start Raw data

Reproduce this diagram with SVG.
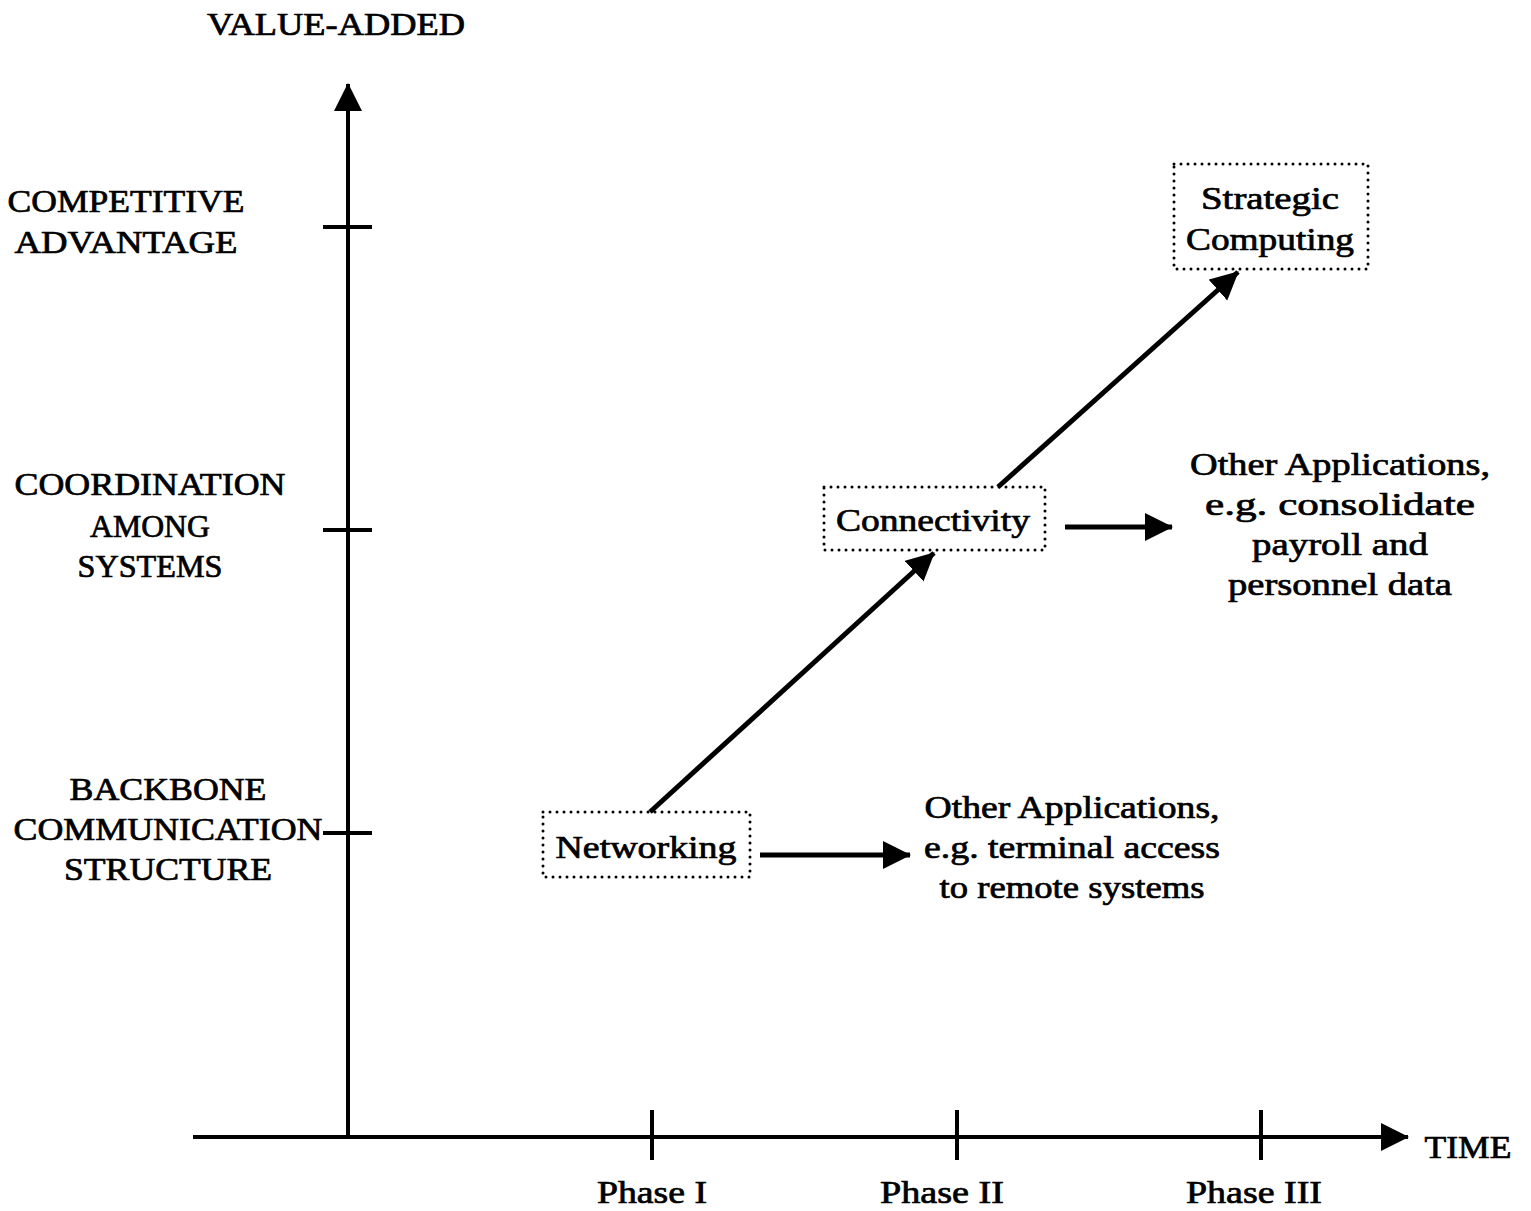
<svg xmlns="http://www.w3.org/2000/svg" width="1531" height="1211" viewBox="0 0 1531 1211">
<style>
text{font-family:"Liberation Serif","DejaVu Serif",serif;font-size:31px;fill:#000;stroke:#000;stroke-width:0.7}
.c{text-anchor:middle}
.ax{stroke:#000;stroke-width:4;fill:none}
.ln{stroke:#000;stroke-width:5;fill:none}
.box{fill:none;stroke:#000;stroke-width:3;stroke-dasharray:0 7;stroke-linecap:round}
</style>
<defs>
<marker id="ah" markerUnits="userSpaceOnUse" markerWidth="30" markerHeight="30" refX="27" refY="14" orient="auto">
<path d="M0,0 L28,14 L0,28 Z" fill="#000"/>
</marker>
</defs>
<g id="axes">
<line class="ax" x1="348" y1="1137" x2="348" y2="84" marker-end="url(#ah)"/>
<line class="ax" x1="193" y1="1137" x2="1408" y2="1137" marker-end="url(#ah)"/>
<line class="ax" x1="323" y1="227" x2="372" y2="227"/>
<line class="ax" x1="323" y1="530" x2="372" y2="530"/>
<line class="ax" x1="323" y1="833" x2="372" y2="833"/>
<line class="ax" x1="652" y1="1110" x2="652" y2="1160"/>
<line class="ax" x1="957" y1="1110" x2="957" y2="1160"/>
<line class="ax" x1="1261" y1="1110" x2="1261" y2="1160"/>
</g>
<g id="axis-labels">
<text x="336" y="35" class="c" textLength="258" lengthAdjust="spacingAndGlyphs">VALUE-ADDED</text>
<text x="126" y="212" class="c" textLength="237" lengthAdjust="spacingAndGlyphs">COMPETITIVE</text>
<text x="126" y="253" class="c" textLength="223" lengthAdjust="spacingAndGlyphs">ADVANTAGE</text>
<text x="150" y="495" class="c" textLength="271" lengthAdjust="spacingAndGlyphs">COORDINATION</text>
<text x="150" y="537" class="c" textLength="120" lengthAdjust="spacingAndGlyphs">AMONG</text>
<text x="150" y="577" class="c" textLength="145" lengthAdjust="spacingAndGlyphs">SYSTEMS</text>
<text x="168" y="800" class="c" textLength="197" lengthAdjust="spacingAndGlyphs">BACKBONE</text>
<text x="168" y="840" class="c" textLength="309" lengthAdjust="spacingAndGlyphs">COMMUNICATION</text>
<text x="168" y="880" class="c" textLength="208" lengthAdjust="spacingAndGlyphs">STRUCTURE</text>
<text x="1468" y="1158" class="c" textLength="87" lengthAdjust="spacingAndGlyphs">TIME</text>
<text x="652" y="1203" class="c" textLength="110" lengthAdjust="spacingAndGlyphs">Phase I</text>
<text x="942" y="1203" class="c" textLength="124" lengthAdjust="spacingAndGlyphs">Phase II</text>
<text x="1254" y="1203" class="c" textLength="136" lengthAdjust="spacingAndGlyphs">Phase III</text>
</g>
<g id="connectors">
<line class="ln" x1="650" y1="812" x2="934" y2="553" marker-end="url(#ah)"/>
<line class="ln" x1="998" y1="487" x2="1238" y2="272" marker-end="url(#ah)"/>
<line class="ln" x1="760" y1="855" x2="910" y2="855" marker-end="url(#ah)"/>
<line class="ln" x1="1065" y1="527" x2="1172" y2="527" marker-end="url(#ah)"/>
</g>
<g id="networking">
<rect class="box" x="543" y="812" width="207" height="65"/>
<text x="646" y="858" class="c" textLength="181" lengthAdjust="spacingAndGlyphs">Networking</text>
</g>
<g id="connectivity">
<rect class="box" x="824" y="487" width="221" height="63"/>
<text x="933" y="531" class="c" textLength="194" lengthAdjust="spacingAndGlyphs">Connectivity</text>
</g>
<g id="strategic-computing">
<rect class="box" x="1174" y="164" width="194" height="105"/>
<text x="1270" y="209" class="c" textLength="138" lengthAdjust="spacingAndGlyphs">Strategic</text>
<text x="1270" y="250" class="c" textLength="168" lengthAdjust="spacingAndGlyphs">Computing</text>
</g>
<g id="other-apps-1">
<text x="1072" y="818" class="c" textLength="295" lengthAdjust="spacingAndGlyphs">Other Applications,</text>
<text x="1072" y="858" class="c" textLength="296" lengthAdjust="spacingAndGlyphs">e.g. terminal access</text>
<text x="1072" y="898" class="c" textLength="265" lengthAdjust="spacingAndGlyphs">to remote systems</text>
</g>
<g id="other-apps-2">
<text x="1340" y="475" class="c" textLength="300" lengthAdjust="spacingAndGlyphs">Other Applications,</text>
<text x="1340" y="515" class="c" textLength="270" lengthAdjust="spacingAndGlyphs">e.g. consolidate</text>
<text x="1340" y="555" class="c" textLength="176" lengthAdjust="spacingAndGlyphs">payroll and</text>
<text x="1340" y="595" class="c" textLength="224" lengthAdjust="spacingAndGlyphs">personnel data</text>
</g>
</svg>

end Raw data

=== Exercise goal ===
Leave the pictures out and output the rest of the listing exactly.

=== Task answer ===
Reproduce this diagram with SVG.
<svg xmlns="http://www.w3.org/2000/svg" width="1531" height="1211" viewBox="0 0 1531 1211">
<style>
text{font-family:"Liberation Serif","DejaVu Serif",serif;font-size:31px;fill:#000;stroke:#000;stroke-width:0.7}
.c{text-anchor:middle}
.ax{stroke:#000;stroke-width:4;fill:none}
.ln{stroke:#000;stroke-width:5;fill:none}
.box{fill:none;stroke:#000;stroke-width:3;stroke-dasharray:0 7;stroke-linecap:round}
</style>
<defs>
<marker id="ah" markerUnits="userSpaceOnUse" markerWidth="30" markerHeight="30" refX="27" refY="14" orient="auto">
<path d="M0,0 L28,14 L0,28 Z" fill="#000"/>
</marker>
</defs>
<g id="axes">
<line class="ax" x1="348" y1="1137" x2="348" y2="84" marker-end="url(#ah)"/>
<line class="ax" x1="193" y1="1137" x2="1408" y2="1137" marker-end="url(#ah)"/>
<line class="ax" x1="323" y1="227" x2="372" y2="227"/>
<line class="ax" x1="323" y1="530" x2="372" y2="530"/>
<line class="ax" x1="323" y1="833" x2="372" y2="833"/>
<line class="ax" x1="652" y1="1110" x2="652" y2="1160"/>
<line class="ax" x1="957" y1="1110" x2="957" y2="1160"/>
<line class="ax" x1="1261" y1="1110" x2="1261" y2="1160"/>
</g>
<g id="axis-labels">
<text x="336" y="35" class="c" textLength="258" lengthAdjust="spacingAndGlyphs">VALUE-ADDED</text>
<text x="126" y="212" class="c" textLength="237" lengthAdjust="spacingAndGlyphs">COMPETITIVE</text>
<text x="126" y="253" class="c" textLength="223" lengthAdjust="spacingAndGlyphs">ADVANTAGE</text>
<text x="150" y="495" class="c" textLength="271" lengthAdjust="spacingAndGlyphs">COORDINATION</text>
<text x="150" y="537" class="c" textLength="120" lengthAdjust="spacingAndGlyphs">AMONG</text>
<text x="150" y="577" class="c" textLength="145" lengthAdjust="spacingAndGlyphs">SYSTEMS</text>
<text x="168" y="800" class="c" textLength="197" lengthAdjust="spacingAndGlyphs">BACKBONE</text>
<text x="168" y="840" class="c" textLength="309" lengthAdjust="spacingAndGlyphs">COMMUNICATION</text>
<text x="168" y="880" class="c" textLength="208" lengthAdjust="spacingAndGlyphs">STRUCTURE</text>
<text x="1468" y="1158" class="c" textLength="87" lengthAdjust="spacingAndGlyphs">TIME</text>
<text x="652" y="1203" class="c" textLength="110" lengthAdjust="spacingAndGlyphs">Phase I</text>
<text x="942" y="1203" class="c" textLength="124" lengthAdjust="spacingAndGlyphs">Phase II</text>
<text x="1254" y="1203" class="c" textLength="136" lengthAdjust="spacingAndGlyphs">Phase III</text>
</g>
<g id="connectors">
<line class="ln" x1="650" y1="812" x2="934" y2="553" marker-end="url(#ah)"/>
<line class="ln" x1="998" y1="487" x2="1238" y2="272" marker-end="url(#ah)"/>
<line class="ln" x1="760" y1="855" x2="910" y2="855" marker-end="url(#ah)"/>
<line class="ln" x1="1065" y1="527" x2="1172" y2="527" marker-end="url(#ah)"/>
</g>
<g id="networking">
<rect class="box" x="543" y="812" width="207" height="65"/>
<text x="646" y="858" class="c" textLength="181" lengthAdjust="spacingAndGlyphs">Networking</text>
</g>
<g id="connectivity">
<rect class="box" x="824" y="487" width="221" height="63"/>
<text x="933" y="531" class="c" textLength="194" lengthAdjust="spacingAndGlyphs">Connectivity</text>
</g>
<g id="strategic-computing">
<rect class="box" x="1174" y="164" width="194" height="105"/>
<text x="1270" y="209" class="c" textLength="138" lengthAdjust="spacingAndGlyphs">Strategic</text>
<text x="1270" y="250" class="c" textLength="168" lengthAdjust="spacingAndGlyphs">Computing</text>
</g>
<g id="other-apps-1">
<text x="1072" y="818" class="c" textLength="295" lengthAdjust="spacingAndGlyphs">Other Applications,</text>
<text x="1072" y="858" class="c" textLength="296" lengthAdjust="spacingAndGlyphs">e.g. terminal access</text>
<text x="1072" y="898" class="c" textLength="265" lengthAdjust="spacingAndGlyphs">to remote systems</text>
</g>
<g id="other-apps-2">
<text x="1340" y="475" class="c" textLength="300" lengthAdjust="spacingAndGlyphs">Other Applications,</text>
<text x="1340" y="515" class="c" textLength="270" lengthAdjust="spacingAndGlyphs">e.g. consolidate</text>
<text x="1340" y="555" class="c" textLength="176" lengthAdjust="spacingAndGlyphs">payroll and</text>
<text x="1340" y="595" class="c" textLength="224" lengthAdjust="spacingAndGlyphs">personnel data</text>
</g>
</svg>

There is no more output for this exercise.